In any interaction where I mention that I try to draw every day, there is a point straight after the words leave my lips when I can hear the drawbridge being cranked up, and see the intervening moat filling up with tablets, apps, Pokemon and the sundry small, useless products of 3D printing. And, as if from a distant galaxy, I hear the person on the other side of the moat say some variation of the following: “Oh I can’t draw a thing. I can’t even draw a stick man.”
And let’s say, just for the moment, that you are stick-man challenged, still I bet you had the chance to draw and paint and play music when you were at school. What is a great concern for many educators nowadays is that the swing to a predominantly technology-based education system like STEM (Science, Technology, Engineering and Maths) means that many children will be deprived of the opportunity to develop their own direct, tactile creativity, and will be doomed to a life of thinking that creativity is the manipulation of someone else’s genius.

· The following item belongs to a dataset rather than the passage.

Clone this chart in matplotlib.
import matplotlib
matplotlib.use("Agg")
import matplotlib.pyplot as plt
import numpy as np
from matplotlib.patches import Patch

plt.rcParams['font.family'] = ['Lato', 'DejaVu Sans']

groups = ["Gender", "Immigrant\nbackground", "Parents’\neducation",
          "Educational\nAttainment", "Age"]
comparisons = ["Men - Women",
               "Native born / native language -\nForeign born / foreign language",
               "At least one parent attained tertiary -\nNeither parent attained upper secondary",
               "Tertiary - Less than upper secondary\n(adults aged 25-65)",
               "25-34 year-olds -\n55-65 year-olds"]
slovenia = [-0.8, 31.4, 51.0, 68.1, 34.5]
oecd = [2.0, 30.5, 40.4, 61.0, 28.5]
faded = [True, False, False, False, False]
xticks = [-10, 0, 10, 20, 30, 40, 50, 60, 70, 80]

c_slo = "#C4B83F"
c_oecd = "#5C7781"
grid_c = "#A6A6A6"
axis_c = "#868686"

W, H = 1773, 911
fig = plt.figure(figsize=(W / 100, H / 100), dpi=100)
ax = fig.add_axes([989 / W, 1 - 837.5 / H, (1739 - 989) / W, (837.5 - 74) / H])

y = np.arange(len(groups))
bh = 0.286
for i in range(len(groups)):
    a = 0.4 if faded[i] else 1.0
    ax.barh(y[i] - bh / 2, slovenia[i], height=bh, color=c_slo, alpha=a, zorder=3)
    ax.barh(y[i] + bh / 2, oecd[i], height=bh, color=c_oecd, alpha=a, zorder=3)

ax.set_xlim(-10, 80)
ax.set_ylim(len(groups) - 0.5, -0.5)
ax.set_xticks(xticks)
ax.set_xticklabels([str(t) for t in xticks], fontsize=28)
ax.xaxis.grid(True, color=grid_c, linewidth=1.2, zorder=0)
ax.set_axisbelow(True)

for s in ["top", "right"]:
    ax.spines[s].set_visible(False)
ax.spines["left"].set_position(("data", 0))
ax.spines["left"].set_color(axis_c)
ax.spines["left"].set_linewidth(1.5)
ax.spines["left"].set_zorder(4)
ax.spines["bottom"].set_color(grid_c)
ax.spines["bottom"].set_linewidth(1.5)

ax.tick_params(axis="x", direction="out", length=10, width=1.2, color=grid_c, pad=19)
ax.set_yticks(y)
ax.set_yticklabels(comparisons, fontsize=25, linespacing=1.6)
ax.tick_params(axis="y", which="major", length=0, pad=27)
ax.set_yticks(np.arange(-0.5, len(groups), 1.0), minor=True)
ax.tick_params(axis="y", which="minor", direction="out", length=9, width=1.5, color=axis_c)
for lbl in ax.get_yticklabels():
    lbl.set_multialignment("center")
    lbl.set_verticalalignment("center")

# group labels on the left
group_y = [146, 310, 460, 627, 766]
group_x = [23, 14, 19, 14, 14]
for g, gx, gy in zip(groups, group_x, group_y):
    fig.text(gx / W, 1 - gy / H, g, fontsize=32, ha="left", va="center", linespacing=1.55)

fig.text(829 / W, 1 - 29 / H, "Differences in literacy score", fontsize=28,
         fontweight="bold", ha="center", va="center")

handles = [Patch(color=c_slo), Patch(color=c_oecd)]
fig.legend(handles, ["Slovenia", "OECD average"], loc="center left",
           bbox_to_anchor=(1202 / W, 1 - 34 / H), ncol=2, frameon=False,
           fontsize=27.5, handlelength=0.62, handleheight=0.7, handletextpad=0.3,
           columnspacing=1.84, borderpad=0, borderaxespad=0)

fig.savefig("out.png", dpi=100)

Which is why I am such a huge fan of The Big Draw – The world’s largest drawing festival. Most education systems nowadays focus on STEM curricula. The Big Draw is part of an initiative to change STEM to STEAM through the addition of the Arts. And we have a chance to be part of this initiative at Art Box Gallery in Christchurch until Friday 28th October. Art Box is the venue for the Christchurch Big Draw which has invited 20 New Zealand artists to show us just how important drawing is. How we simply cannot afford to let Art slip through the cracks. How the British Arts Education Trust believes “Art can change lives”.
I went along to The Big Draw with my colleague and art-buddy, Masha. Debra McLeod was in attendance to share some arty gems with us – she is always so welcoming and knowledgeable. It was a struggle to drag Masha past Ina Johann’s Parallel Lines – mapping another life (and it was only exhibit 2 of 20), and I wanted my little drawing books to morph into the likes of Mario Luz’s Sketchbooks.
All the artists in this Big Draw exhibition are known in their field and for sure you will come away with a different slant on life. But here’s an idea – maybe the next Christchurch Big Draw could feature the sketchbooks of ordinary, everyday sketchers: the people who draw though they will never be known for it, and the children who are just starting out on drawing.
Back we meandered to Central Library Manchester – just that little bit altered. There to search out more beautiful drawing books. Paul Klee is reputed to have said that drawing “is the act of taking a line for a walk”. To-day Masha and I took a walk for the lines!